Let me explain the options a bit, so you can tell me if some names should be changed or if parameters should be added/removed to the API :

OptimizeForRealInput : basically it switches between using scipy.signals.fft and scipy.signals.rfft. This has an incidence on the output size (output size for real input is ~ half the size).
WindowingFunction : the windowing kernel to use. A kernel of the size of the input signal is generated and applied before doing the FFT.

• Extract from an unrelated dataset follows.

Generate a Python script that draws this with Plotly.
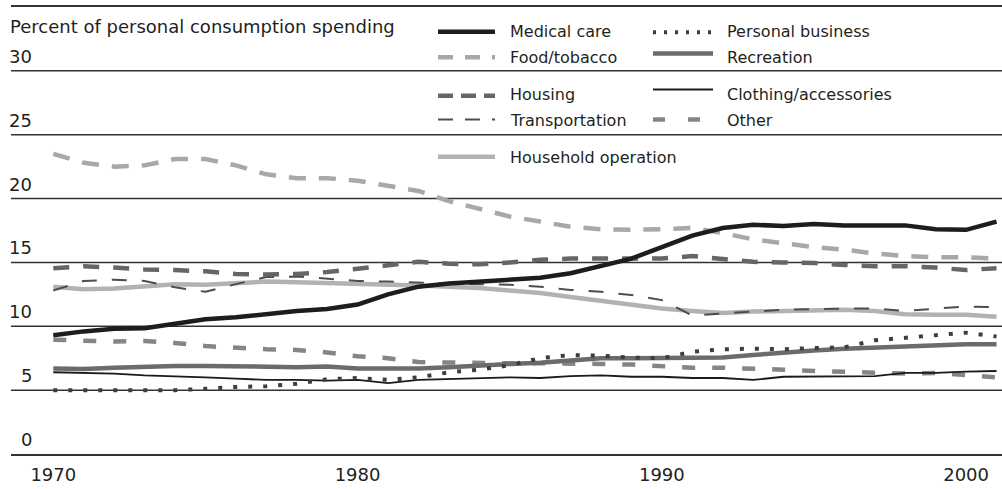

Average FFT per block : when off the filter computes a single FFT on the whole signal. If the signal is big this can take some time. To allow for a bit less precise FFT but much shorter computation time, one can average the FFT turning this option On. The algorithm when averaging the FFT is controlled by two other parameters : NumberOfBlocks and BlockSize. The algorithm is doing the following :
1. Create a windowing kernel of size BlockSize (or half of it if OptimizeForRealInput is on)

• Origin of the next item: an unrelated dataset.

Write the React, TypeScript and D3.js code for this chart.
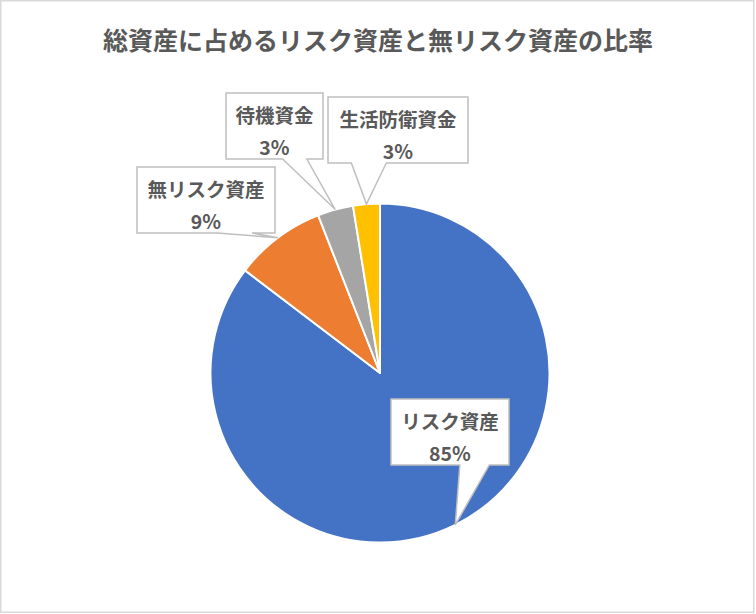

2. Extract the first BlockSize samples of the input signal
3. Apply the windowing kernel and then the FFT to it. The resulting FFT is of size BlockSize (or half of it if OptimizeForRealInput is on)
4. Store this FFT in a buffer
5. Repeat the process NumberOfBlocks times from step 2. but shifting the starting point when extracting the samples. The idea is that the block is “sliding” from start to finish. See below for an explanation of how the shift occurs. Green is the input signal and red are the block extracted
6. Once all blocks are extracted, average them all and return this result.

Normalize : this parameter has 2 effects. First it transform the imaginary output of the FFT as a real output representing of the norm of all imaginary values and also divide it by the Windowing kernel energy. Second it removes the mean signal of each block before doing the FFT. For example on a pure sinusoidal signal the mean is 0 so it will have no effect.

The overall algorithm has been crafted with people from the acoustic world, maybe it is different from welch algorithm but it should still be usable (once I correct the bugs ).